Gambling With Futures
A friend of a friend is a professional gambler. He puts it about everywhere. On the dogs, the football, horses. He even goes down the bingo.
I was flabbergasted when he confidently told me that he doesn’t monitor his spend and although he considers himself a full on professional gambler, he reckons he’s probably far more down than up, winnings-wise. In my mind I couldn’t hep surmising that this technically made him a loser, but I didn’t think it appropriate at the time to point this out, I’d only just met him.
Anyway, I thought the whole idea was that if you were professional at something you had studied it and implemented mechanisms to measure your performance. But not him. Will he start to monitor it in the future, I asked. Maybe. Perhaps one day, he said. Wow.

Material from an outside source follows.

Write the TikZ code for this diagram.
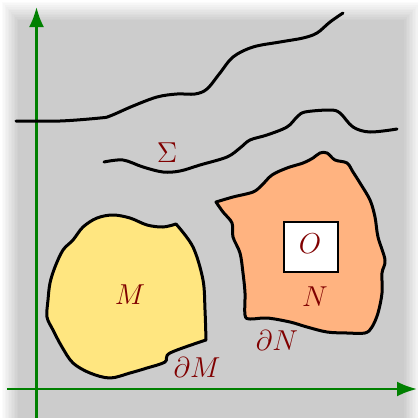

This cavalier attitude got me thinking about all the losers I see conglomerating outside the betting shops that consume Barking’s town centre. I pass these guys every day on the way home from work. Sipping from tins of Kestrel or Red Stripe while they pass around the Skunk and converse in pidgin Yoruba, thick Gaelic or Essex Eastend. When you see this sort of unity it makes you wonder how the BNP get any sort of foothold in Barking at all. Gambling is good. Greed is good.
But I ask myself if these guys are any worse than those who lose all their money spreading bets in these new Casino’s such as the one which hovers menacingly over Westfield Stratford. Are they any lower than the people who stay up late to flush all their money away on ITV’s through-the-night money spinning gameshows? What about the people who play online Poker and secretly engulf themselves in an abyss of debt at glamorous online gaming sites.
Another friend of mine met a Hungarian woman on Facebook two years ago with whom he spends hours talking to on Skype. A Poker player himself he promises me he has learned to speak Hungarian from a combination of talking to her and spending a fortune on the Hungarian version of Party Poker. Is this life?
I’ve never placed a bet in my life, not even a flutter on the Grand National or the Cup Final. I’ve never played those through-the-night TV scams, never voted on a reality TV show. Am I too cynical or are there still people out there like me who just think that it’s a mug’s game and stay well away?
I’d really be interested in hearing from those who regularly indulge, let me know what I’m missing. Not everything that glitters and all that… but it all looks so glamorous!


Yay! you’re back, I do not gamble and I doubt I fit into that demographic female,20, student, however I pass a few gambling stores on the way to university here in Liverpool I shudder as I walk past the stench of urine mixed with alcohol is unbearable in the morning, there are also pubs on this road.I See a lot of them outside in the afternoon and it does not look glamorous,you’re right there are a few different races of people, it’s sad gambling brings them together to be honest, the men look empty to me,unaware of their surroundings almost always bump into passersby.
I would also like to read opinions of regular gamblers.